* _Problem details_: Beginning with the line that contains "Output the LaTeX", copy each subsequent line of the data below through the last one, including both ends but not the pictures.

* _Stored data_:

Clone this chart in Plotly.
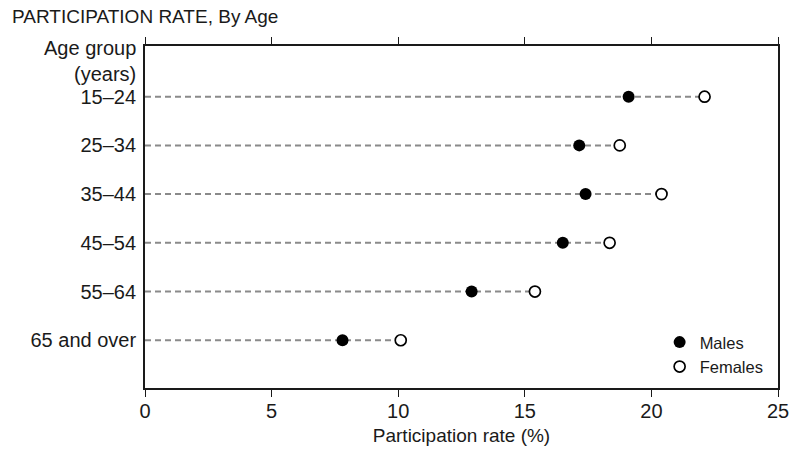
import plotly.graph_objects as go

categories = ["15–24", "25–34", "35–44", "45–54", "55–64", "65 and over"]
males = [19.1, 17.15, 17.4, 16.5, 12.9, 7.8]
females = [22.1, 18.75, 20.4, 18.35, 15.4, 10.1]
x_ticks = [0, 5, 10, 15, 20, 25]

FONT = "Liberation Sans, Arial, sans-serif"
INK = "#1a1a1a"

line_x, line_y = [], []
for c, f in zip(categories, females):
    line_x += [0, f, None]
    line_y += [c, c, None]

fig = go.Figure()
fig.add_trace(go.Scatter(
    x=line_x, y=line_y, mode="lines", showlegend=False, hoverinfo="skip",
    line=dict(color="#8a8a8a", width=2, dash="6px,4px"),
))
fig.add_trace(go.Scatter(
    x=males, y=categories, mode="markers", name="Males",
    marker=dict(symbol="circle", size=12, color="black", line=dict(width=0)),
))
fig.add_trace(go.Scatter(
    x=females, y=categories, mode="markers", name="Females",
    marker=dict(symbol="circle", size=11, color="white", line=dict(width=1.7, color="black")),
))

fig.update_layout(
    width=791, height=450,
    margin=dict(l=145, r=13, t=46, b=62, autoexpand=False),
    paper_bgcolor="white", plot_bgcolor="white",
    font=dict(family=FONT, size=20, color=INK),
    title=dict(text="PARTICIPATION RATE, By Age", x=12 / 791, xanchor="left",
               xref="container", y=1 - 16.5 / 450, yanchor="middle", yref="container",
               font=dict(family=FONT, size=19, color=INK)),
    xaxis=dict(range=[0, 25], tickvals=x_ticks, ticks="outside", ticklen=7, tickwidth=1.3,
               tickcolor=INK, showline=True, linecolor=INK, linewidth=1.8, mirror="ticks",
               showgrid=False, zeroline=False, fixedrange=True, automargin=False,
               tickfont=dict(size=20), ticklabelstandoff=-3,
               title=dict(text="Participation rate (%)", standoff=8, font=dict(size=19))),
    yaxis=dict(categoryorder="array", categoryarray=categories, range=[5.98, -1.04],
               showline=True, linecolor=INK, linewidth=1.8, mirror=True, automargin=False,
               ticks="", showgrid=False, zeroline=False, ticklabelstandoff=3,
               tickfont=dict(size=20), fixedrange=True),
    legend=dict(x=0.813, xanchor="left", y=0.012, yanchor="bottom",
                bgcolor="rgba(0,0,0,0)", font=dict(size=16.5, color=INK),
                itemwidth=30, tracegroupgap=0),
    annotations=[
        dict(text="Age group", xref="paper", yref="paper", x=0, xshift=-7, y=0.995,
             xanchor="right", yanchor="middle", showarrow=False, font=dict(size=20)),
        dict(text="(years)", xref="paper", yref="paper", x=0, xshift=-7, y=0.918,
             xanchor="right", yanchor="middle", showarrow=False, font=dict(size=20)),
    ],
)

fig.write_html("out.html", config={"displayModeBar": False},
               post_script="document.body.style.margin='0';document.body.style.overflow='hidden';")
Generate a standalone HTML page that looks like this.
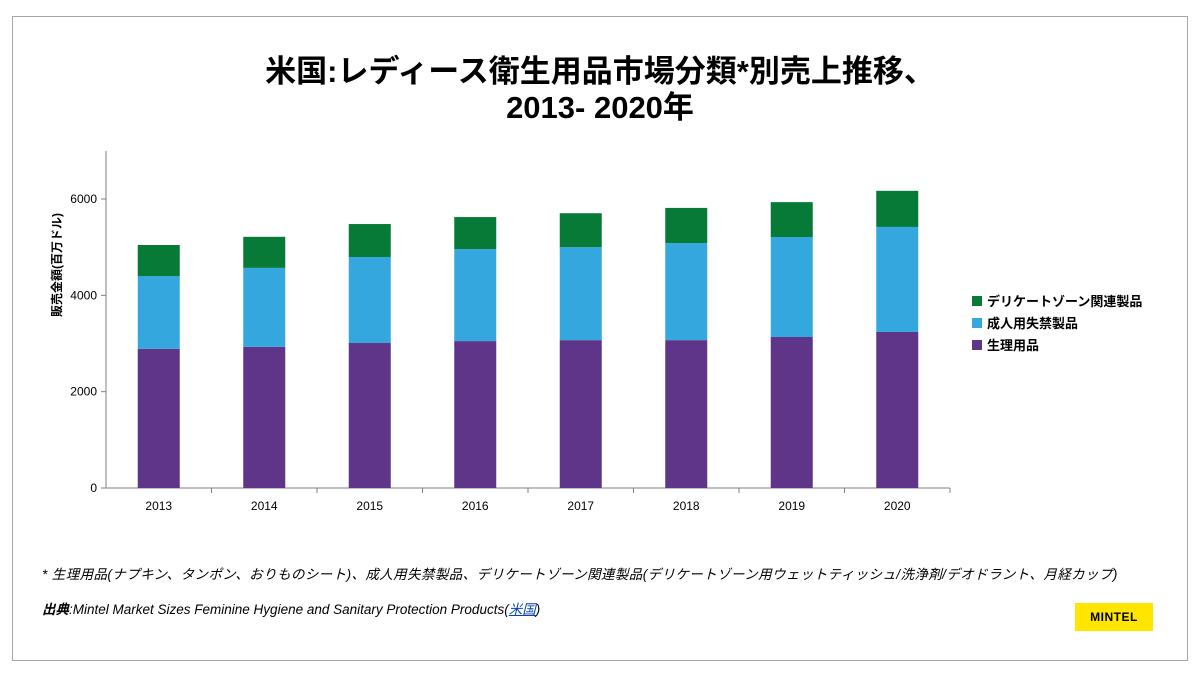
<!DOCTYPE html>
<html><head><meta charset="utf-8"><style>
body{margin:0;width:1200px;height:675px;background:#fff;font-family:"Liberation Sans","Noto Sans CJK JP",sans-serif;position:relative;overflow:hidden}
.frame{position:absolute;left:12px;top:16px;width:1174px;height:643px;border:1px solid #a6a6a6}
.title{position:absolute;left:0;width:1200px;top:54px;text-align:center;font-weight:bold;font-size:31px;line-height:36px;color:#000}
.note{position:absolute;left:42px;font-style:italic;font-size:13.5px;color:#000}
.logo{position:absolute;left:1075px;top:603px;width:78px;height:28px;background:#ffe500;font-weight:bold;font-size:12px;text-align:center;line-height:28px;letter-spacing:0.5px}
</style></head><body>
<div class="frame"></div>
<div class="title">米国:レディース衛生用品市場分類*別売上推移、<br>2013‐ 2020年</div>
<svg id="chart" width="1200" height="675" style="position:absolute;left:0;top:0"></svg>
<div class="note" style="top:563px;letter-spacing:0.4px">* 生理用品(ナプキン、タンポン、おりものシート)、成人用失禁製品、デリケートゾーン関連製品(デリケートゾーン用ウェットティッシュ/洗浄剤/デオドラント、月経カップ)</div>
<div class="note" style="top:598px"><b>出典</b>:Mintel Market Sizes Feminine Hygiene and Sanitary Protection Products(<a href="#" style="color:#0645ad">米国</a>)</div>
<div class="logo">MINTEL</div>
<script>
const categories=["2013","2014","2015","2016","2017","2018","2019","2020"];
const menstrual=[2890,2930,3010,3050,3070,3070,3135,3240];
const incontinence=[1510,1640,1785,1910,1930,2015,2075,2180];
const intimate=[645,645,685,665,705,730,725,750];
const yTicks=[0,2000,4000,6000];
const seriesNames=["デリケートゾーン関連製品","成人用失禁製品","生理用品"];
const colors={menstrual:"#5e3589",incontinence:"#33a7de",intimate:"#067a36"};
const NS="http://www.w3.org/2000/svg",svg=document.getElementById('chart');
const x0=106,x1=950,y0=488,pxPer=289/6000,band=(x1-x0)/categories.length,bw=42;
const y=v=>y0-v*pxPer;
function mk(t,a,txt){const e=document.createElementNS(NS,t);for(const k in a)e.setAttribute(k,a[k]);if(txt!=null)e.textContent=txt;svg.appendChild(e);return e;}
let e;
e=mk('line',{x1:x0,y1:151,x2:x0,y2:y0,stroke:'#808080'});


e=mk('line',{x1:x0-5,y1:y0,x2:x1,y2:y0,stroke:'#808080'});


yTicks.forEach(t=>{
 e=mk('line',{x1:x0-5,y1:y(t),x2:x0,y2:y(t),stroke:'#808080'});
 
 
 e=mk('text',{x:x0-9,y:y(t)+4,'text-anchor':'end','font-size':12,fill:'#000'},String(t));
 
 
});
e=mk('text',{x:0,y:0,transform:'translate(61,265) rotate(-90)','text-anchor':'middle','font-size':12,'font-weight':'bold',fill:'#000'},'販売金額(百万ドル)');


categories.forEach((c,i)=>{
 const cx=x0+band*(i+0.5);
 e=mk('line',{x1:x0+band*(i+1),y1:y0,x2:x0+band*(i+1),y2:y0+5,stroke:'#808080'});
 
 
 e=mk('text',{x:cx,y:y0+22,'text-anchor':'middle','font-size':12,fill:'#000'},c);
 
 
 let base=0;
 [['menstrual',menstrual],['incontinence',incontinence],['intimate',intimate]].forEach(([k,arr])=>{
  const v=arr[i];
  e=mk('rect',{x:cx-bw/2,y:y(base+v),width:bw,height:v*pxPer,fill:colors[k]});
  
  
  base+=v;
 });
});
[colors.intimate,colors.incontinence,colors.menstrual].forEach((col,i)=>{
 const ly=301+i*22;
 e=mk('rect',{x:972,y:ly-5,width:10,height:10,fill:col});
 
 
 e=mk('text',{x:987,y:ly+5,'font-size':13,'font-weight':'bold',fill:'#000'},seriesNames[i]);
 
 
});
</script>
</body></html>
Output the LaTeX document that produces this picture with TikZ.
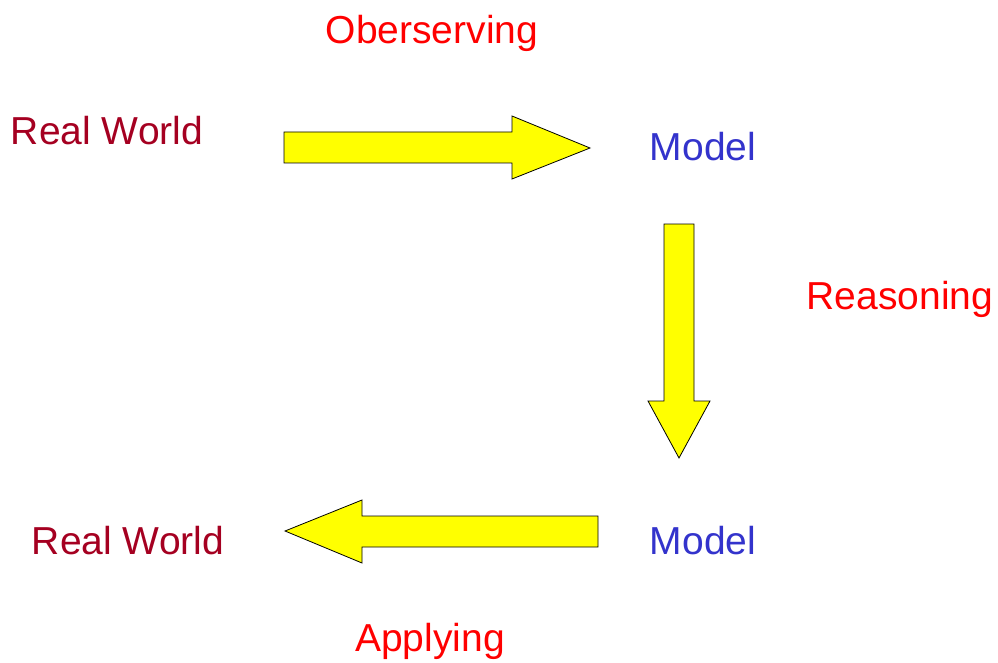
\documentclass[tikz,border=0pt]{standalone}
\usepackage{fontspec}
\setmainfont{Liberation Sans}
\begin{document}
\begin{tikzpicture}[x=1pt,y=-1pt,
  lbl/.style={font=\fontsize{39}{46}\selectfont, inner sep=0pt, text height=31pt, text depth=5pt, anchor=center},
  actlbl/.style={lbl, text=actred},
  worldlbl/.style={lbl, text=worldred},
  modellbl/.style={lbl, text=modelblue},
  bigarrow/.style={fill=arrowyellow, draw=black, line width=0.8pt, line join=miter}]
\definecolor{actred}{HTML}{FF0000}
\definecolor{worldred}{HTML}{A50021}
\definecolor{modelblue}{HTML}{3333CC}
\definecolor{arrowyellow}{HTML}{FFFF00}
\useasboundingbox (0,0) rectangle (998,663);
\fill[white] (0,0) rectangle (998,663);
% labels
\node[actlbl] (obs) at (432,31) {Oberserving};
\node[worldlbl] (rw1) at (107,132) {Real World};
\node[modellbl] (m1) at (703,148) {Model};
\node[actlbl] (rea) at (900,296) {Reasoning};
\node[modellbl] (m2) at (703,541) {Model};
\node[worldlbl] (rw2) at (128,541) {Real World};
\node[actlbl] (app) at (430,638) {Applying};
% arrows
\draw[bigarrow] (284,132) -- (512,132) -- (512,116) -- (590,148) -- (512,179) -- (512,163) -- (284,163) -- cycle;
\draw[bigarrow] (664,224) -- (694,224) -- (694,401) -- (710,401) -- (679,458) -- (648,401) -- (664,401) -- cycle;
\draw[bigarrow] (598,516) -- (362,516) -- (362,500) -- (285,531) -- (362,563) -- (362,547) -- (598,547) -- cycle;
\end{tikzpicture}
\end{document}
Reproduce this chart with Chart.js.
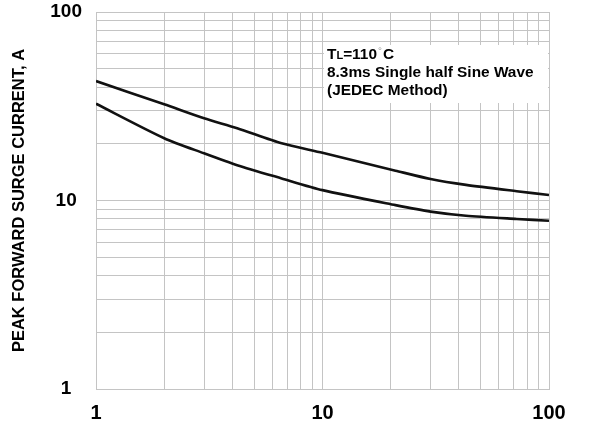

* _The solution_:
Output the LaTeX document that produces this picture with TikZ.
\documentclass[tikz,border=0pt]{standalone}
\usepackage{fontspec}
\setmainfont{Liberation Sans}
\begin{document}
\begin{tikzpicture}[x=1pt,y=-1pt,
  lbl/.style={font=\fontsize{39}{46}\selectfont, inner sep=0pt, text height=31pt, text depth=5pt, anchor=center},
  actlbl/.style={lbl, text=actred},
  worldlbl/.style={lbl, text=worldred},
  modellbl/.style={lbl, text=modelblue},
  bigarrow/.style={fill=arrowyellow, draw=black, line width=0.8pt, line join=miter}]
\definecolor{actred}{HTML}{FF0000}
\definecolor{worldred}{HTML}{A50021}
\definecolor{modelblue}{HTML}{3333CC}
\definecolor{arrowyellow}{HTML}{FFFF00}
\useasboundingbox (0,0) rectangle (998,663);
\fill[white] (0,0) rectangle (998,663);
% labels
\node[actlbl] (obs) at (432,31) {Oberserving};
\node[worldlbl] (rw1) at (107,132) {Real World};
\node[modellbl] (m1) at (703,148) {Model};
\node[actlbl] (rea) at (900,296) {Reasoning};
\node[modellbl] (m2) at (703,541) {Model};
\node[worldlbl] (rw2) at (128,541) {Real World};
\node[actlbl] (app) at (430,638) {Applying};
% arrows
\draw[bigarrow] (284,132) -- (512,132) -- (512,116) -- (590,148) -- (512,179) -- (512,163) -- (284,163) -- cycle;
\draw[bigarrow] (664,224) -- (694,224) -- (694,401) -- (710,401) -- (679,458) -- (648,401) -- (664,401) -- cycle;
\draw[bigarrow] (598,516) -- (362,516) -- (362,500) -- (285,531) -- (362,563) -- (362,547) -- (598,547) -- cycle;
\end{tikzpicture}
\end{document}
Reproduce this chart with Chart.js.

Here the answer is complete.